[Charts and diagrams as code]
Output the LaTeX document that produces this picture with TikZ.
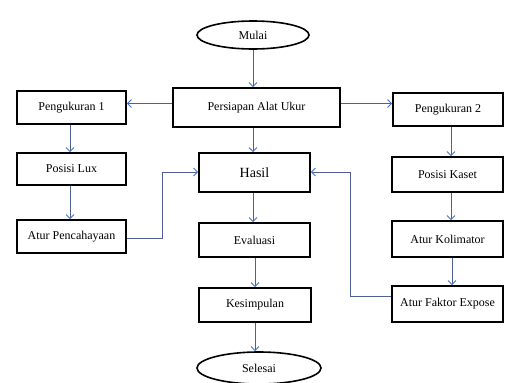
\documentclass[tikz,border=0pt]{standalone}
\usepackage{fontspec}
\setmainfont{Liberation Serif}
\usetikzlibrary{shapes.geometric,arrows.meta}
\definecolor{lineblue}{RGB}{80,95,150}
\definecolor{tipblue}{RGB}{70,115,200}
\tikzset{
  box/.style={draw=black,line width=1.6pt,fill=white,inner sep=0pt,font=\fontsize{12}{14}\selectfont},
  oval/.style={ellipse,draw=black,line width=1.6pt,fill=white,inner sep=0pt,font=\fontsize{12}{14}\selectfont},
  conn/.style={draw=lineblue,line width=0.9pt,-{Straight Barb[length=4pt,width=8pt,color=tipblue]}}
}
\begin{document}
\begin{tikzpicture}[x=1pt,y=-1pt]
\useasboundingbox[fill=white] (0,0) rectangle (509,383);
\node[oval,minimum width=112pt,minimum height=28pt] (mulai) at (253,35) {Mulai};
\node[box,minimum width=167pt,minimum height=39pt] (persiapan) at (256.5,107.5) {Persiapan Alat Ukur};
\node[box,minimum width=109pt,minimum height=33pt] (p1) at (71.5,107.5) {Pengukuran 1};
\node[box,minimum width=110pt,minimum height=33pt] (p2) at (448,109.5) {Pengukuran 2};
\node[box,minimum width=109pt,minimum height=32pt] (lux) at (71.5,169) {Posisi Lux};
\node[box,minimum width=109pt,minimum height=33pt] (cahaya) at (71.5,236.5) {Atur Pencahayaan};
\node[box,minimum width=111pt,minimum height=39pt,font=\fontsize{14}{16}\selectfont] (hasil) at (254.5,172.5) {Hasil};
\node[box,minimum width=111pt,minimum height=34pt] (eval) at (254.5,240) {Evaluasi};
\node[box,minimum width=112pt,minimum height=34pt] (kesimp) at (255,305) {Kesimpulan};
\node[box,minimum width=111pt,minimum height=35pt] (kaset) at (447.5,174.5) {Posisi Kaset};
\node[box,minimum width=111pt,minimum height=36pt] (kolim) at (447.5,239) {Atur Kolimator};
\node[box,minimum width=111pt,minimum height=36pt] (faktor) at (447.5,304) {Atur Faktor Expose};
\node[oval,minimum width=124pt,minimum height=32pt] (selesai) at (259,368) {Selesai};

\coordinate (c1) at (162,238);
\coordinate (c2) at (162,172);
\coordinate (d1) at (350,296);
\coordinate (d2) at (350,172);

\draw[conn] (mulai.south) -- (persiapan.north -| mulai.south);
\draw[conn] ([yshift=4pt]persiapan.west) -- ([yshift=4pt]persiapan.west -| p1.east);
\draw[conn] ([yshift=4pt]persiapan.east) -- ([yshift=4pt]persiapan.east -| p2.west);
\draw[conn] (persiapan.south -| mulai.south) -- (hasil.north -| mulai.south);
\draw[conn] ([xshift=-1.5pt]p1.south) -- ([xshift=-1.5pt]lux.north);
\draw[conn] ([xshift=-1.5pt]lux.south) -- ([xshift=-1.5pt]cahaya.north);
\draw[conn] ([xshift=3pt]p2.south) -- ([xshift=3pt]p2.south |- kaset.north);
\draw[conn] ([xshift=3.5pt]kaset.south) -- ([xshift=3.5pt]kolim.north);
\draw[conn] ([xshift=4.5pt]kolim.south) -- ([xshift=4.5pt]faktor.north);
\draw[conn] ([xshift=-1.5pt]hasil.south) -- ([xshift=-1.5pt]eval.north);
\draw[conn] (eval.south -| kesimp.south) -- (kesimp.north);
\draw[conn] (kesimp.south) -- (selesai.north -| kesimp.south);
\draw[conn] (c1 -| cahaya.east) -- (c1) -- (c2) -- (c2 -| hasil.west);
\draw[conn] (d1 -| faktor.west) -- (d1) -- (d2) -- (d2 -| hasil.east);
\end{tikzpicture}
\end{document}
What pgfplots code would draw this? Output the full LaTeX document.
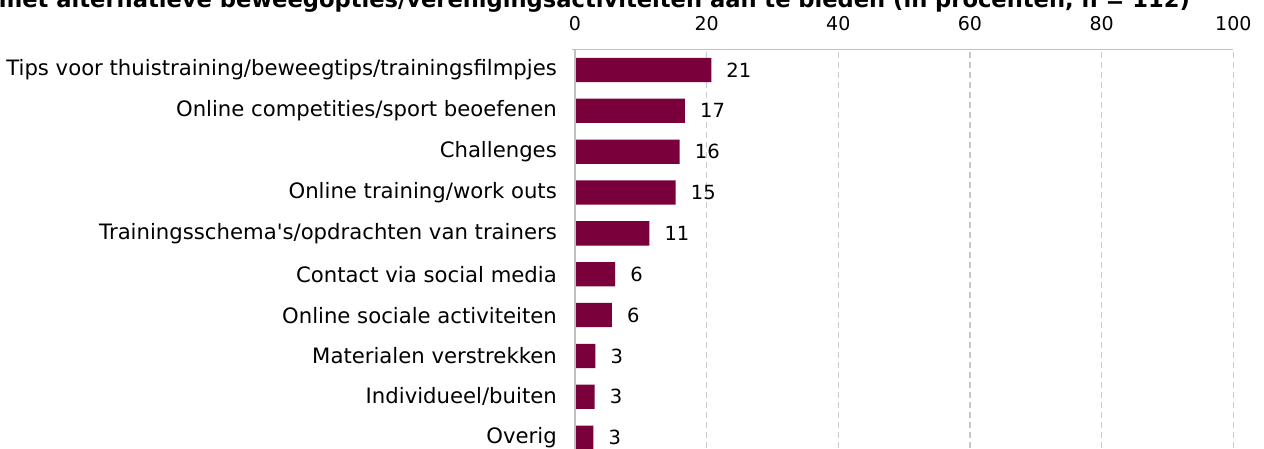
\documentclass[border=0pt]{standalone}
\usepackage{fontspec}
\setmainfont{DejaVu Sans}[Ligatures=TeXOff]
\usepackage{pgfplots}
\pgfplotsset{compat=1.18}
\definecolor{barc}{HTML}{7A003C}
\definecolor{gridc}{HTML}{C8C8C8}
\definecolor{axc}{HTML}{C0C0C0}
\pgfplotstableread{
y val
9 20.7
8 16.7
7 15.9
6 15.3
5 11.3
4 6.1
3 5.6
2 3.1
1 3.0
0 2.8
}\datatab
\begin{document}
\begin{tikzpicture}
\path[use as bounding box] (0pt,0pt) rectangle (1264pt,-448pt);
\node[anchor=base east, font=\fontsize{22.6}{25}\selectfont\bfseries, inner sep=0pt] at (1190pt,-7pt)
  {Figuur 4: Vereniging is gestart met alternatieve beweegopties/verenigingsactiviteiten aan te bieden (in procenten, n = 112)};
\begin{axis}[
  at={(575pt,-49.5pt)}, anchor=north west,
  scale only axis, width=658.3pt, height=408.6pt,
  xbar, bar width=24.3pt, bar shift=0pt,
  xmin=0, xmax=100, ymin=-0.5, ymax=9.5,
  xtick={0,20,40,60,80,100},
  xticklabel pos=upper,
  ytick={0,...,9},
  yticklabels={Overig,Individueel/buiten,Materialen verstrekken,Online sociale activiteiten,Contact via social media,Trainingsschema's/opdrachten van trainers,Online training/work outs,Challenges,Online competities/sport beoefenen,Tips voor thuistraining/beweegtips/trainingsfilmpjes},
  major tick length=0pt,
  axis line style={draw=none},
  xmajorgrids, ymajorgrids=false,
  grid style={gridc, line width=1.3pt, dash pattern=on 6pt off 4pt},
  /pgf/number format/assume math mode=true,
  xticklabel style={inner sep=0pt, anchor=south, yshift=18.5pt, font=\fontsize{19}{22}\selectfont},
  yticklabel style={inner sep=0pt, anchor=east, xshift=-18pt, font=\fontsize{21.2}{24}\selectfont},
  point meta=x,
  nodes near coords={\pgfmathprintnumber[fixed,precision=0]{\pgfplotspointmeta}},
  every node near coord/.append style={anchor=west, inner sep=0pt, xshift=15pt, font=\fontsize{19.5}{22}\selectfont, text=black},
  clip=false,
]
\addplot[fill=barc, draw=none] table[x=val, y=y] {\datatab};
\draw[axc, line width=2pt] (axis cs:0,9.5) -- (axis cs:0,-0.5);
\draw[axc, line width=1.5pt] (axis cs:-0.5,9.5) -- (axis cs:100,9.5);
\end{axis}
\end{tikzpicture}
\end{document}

Work to be completed -> Omit the pictures, and quote the material above exactly as given.

Task output ->
Output the LaTeX document that produces this picture with TikZ.
\documentclass[tikz,border=0pt]{standalone}
\usepackage{fontspec}
\setmainfont{Liberation Serif}
\usetikzlibrary{shapes.geometric,arrows.meta}
\definecolor{lineblue}{RGB}{80,95,150}
\definecolor{tipblue}{RGB}{70,115,200}
\tikzset{
  box/.style={draw=black,line width=1.6pt,fill=white,inner sep=0pt,font=\fontsize{12}{14}\selectfont},
  oval/.style={ellipse,draw=black,line width=1.6pt,fill=white,inner sep=0pt,font=\fontsize{12}{14}\selectfont},
  conn/.style={draw=lineblue,line width=0.9pt,-{Straight Barb[length=4pt,width=8pt,color=tipblue]}}
}
\begin{document}
\begin{tikzpicture}[x=1pt,y=-1pt]
\useasboundingbox[fill=white] (0,0) rectangle (509,383);
\node[oval,minimum width=112pt,minimum height=28pt] (mulai) at (253,35) {Mulai};
\node[box,minimum width=167pt,minimum height=39pt] (persiapan) at (256.5,107.5) {Persiapan Alat Ukur};
\node[box,minimum width=109pt,minimum height=33pt] (p1) at (71.5,107.5) {Pengukuran 1};
\node[box,minimum width=110pt,minimum height=33pt] (p2) at (448,109.5) {Pengukuran 2};
\node[box,minimum width=109pt,minimum height=32pt] (lux) at (71.5,169) {Posisi Lux};
\node[box,minimum width=109pt,minimum height=33pt] (cahaya) at (71.5,236.5) {Atur Pencahayaan};
\node[box,minimum width=111pt,minimum height=39pt,font=\fontsize{14}{16}\selectfont] (hasil) at (254.5,172.5) {Hasil};
\node[box,minimum width=111pt,minimum height=34pt] (eval) at (254.5,240) {Evaluasi};
\node[box,minimum width=112pt,minimum height=34pt] (kesimp) at (255,305) {Kesimpulan};
\node[box,minimum width=111pt,minimum height=35pt] (kaset) at (447.5,174.5) {Posisi Kaset};
\node[box,minimum width=111pt,minimum height=36pt] (kolim) at (447.5,239) {Atur Kolimator};
\node[box,minimum width=111pt,minimum height=36pt] (faktor) at (447.5,304) {Atur Faktor Expose};
\node[oval,minimum width=124pt,minimum height=32pt] (selesai) at (259,368) {Selesai};

\coordinate (c1) at (162,238);
\coordinate (c2) at (162,172);
\coordinate (d1) at (350,296);
\coordinate (d2) at (350,172);

\draw[conn] (mulai.south) -- (persiapan.north -| mulai.south);
\draw[conn] ([yshift=4pt]persiapan.west) -- ([yshift=4pt]persiapan.west -| p1.east);
\draw[conn] ([yshift=4pt]persiapan.east) -- ([yshift=4pt]persiapan.east -| p2.west);
\draw[conn] (persiapan.south -| mulai.south) -- (hasil.north -| mulai.south);
\draw[conn] ([xshift=-1.5pt]p1.south) -- ([xshift=-1.5pt]lux.north);
\draw[conn] ([xshift=-1.5pt]lux.south) -- ([xshift=-1.5pt]cahaya.north);
\draw[conn] ([xshift=3pt]p2.south) -- ([xshift=3pt]p2.south |- kaset.north);
\draw[conn] ([xshift=3.5pt]kaset.south) -- ([xshift=3.5pt]kolim.north);
\draw[conn] ([xshift=4.5pt]kolim.south) -- ([xshift=4.5pt]faktor.north);
\draw[conn] ([xshift=-1.5pt]hasil.south) -- ([xshift=-1.5pt]eval.north);
\draw[conn] (eval.south -| kesimp.south) -- (kesimp.north);
\draw[conn] (kesimp.south) -- (selesai.north -| kesimp.south);
\draw[conn] (c1 -| cahaya.east) -- (c1) -- (c2) -- (c2 -| hasil.west);
\draw[conn] (d1 -| faktor.west) -- (d1) -- (d2) -- (d2 -| hasil.east);
\end{tikzpicture}
\end{document}
What pgfplots code would draw this? Output the full LaTeX document.
\documentclass[border=0pt]{standalone}
\usepackage{fontspec}
\setmainfont{DejaVu Sans}[Ligatures=TeXOff]
\usepackage{pgfplots}
\pgfplotsset{compat=1.18}
\definecolor{barc}{HTML}{7A003C}
\definecolor{gridc}{HTML}{C8C8C8}
\definecolor{axc}{HTML}{C0C0C0}
\pgfplotstableread{
y val
9 20.7
8 16.7
7 15.9
6 15.3
5 11.3
4 6.1
3 5.6
2 3.1
1 3.0
0 2.8
}\datatab
\begin{document}
\begin{tikzpicture}
\path[use as bounding box] (0pt,0pt) rectangle (1264pt,-448pt);
\node[anchor=base east, font=\fontsize{22.6}{25}\selectfont\bfseries, inner sep=0pt] at (1190pt,-7pt)
  {Figuur 4: Vereniging is gestart met alternatieve beweegopties/verenigingsactiviteiten aan te bieden (in procenten, n = 112)};
\begin{axis}[
  at={(575pt,-49.5pt)}, anchor=north west,
  scale only axis, width=658.3pt, height=408.6pt,
  xbar, bar width=24.3pt, bar shift=0pt,
  xmin=0, xmax=100, ymin=-0.5, ymax=9.5,
  xtick={0,20,40,60,80,100},
  xticklabel pos=upper,
  ytick={0,...,9},
  yticklabels={Overig,Individueel/buiten,Materialen verstrekken,Online sociale activiteiten,Contact via social media,Trainingsschema's/opdrachten van trainers,Online training/work outs,Challenges,Online competities/sport beoefenen,Tips voor thuistraining/beweegtips/trainingsfilmpjes},
  major tick length=0pt,
  axis line style={draw=none},
  xmajorgrids, ymajorgrids=false,
  grid style={gridc, line width=1.3pt, dash pattern=on 6pt off 4pt},
  /pgf/number format/assume math mode=true,
  xticklabel style={inner sep=0pt, anchor=south, yshift=18.5pt, font=\fontsize{19}{22}\selectfont},
  yticklabel style={inner sep=0pt, anchor=east, xshift=-18pt, font=\fontsize{21.2}{24}\selectfont},
  point meta=x,
  nodes near coords={\pgfmathprintnumber[fixed,precision=0]{\pgfplotspointmeta}},
  every node near coord/.append style={anchor=west, inner sep=0pt, xshift=15pt, font=\fontsize{19.5}{22}\selectfont, text=black},
  clip=false,
]
\addplot[fill=barc, draw=none] table[x=val, y=y] {\datatab};
\draw[axc, line width=2pt] (axis cs:0,9.5) -- (axis cs:0,-0.5);
\draw[axc, line width=1.5pt] (axis cs:-0.5,9.5) -- (axis cs:100,9.5);
\end{axis}
\end{tikzpicture}
\end{document}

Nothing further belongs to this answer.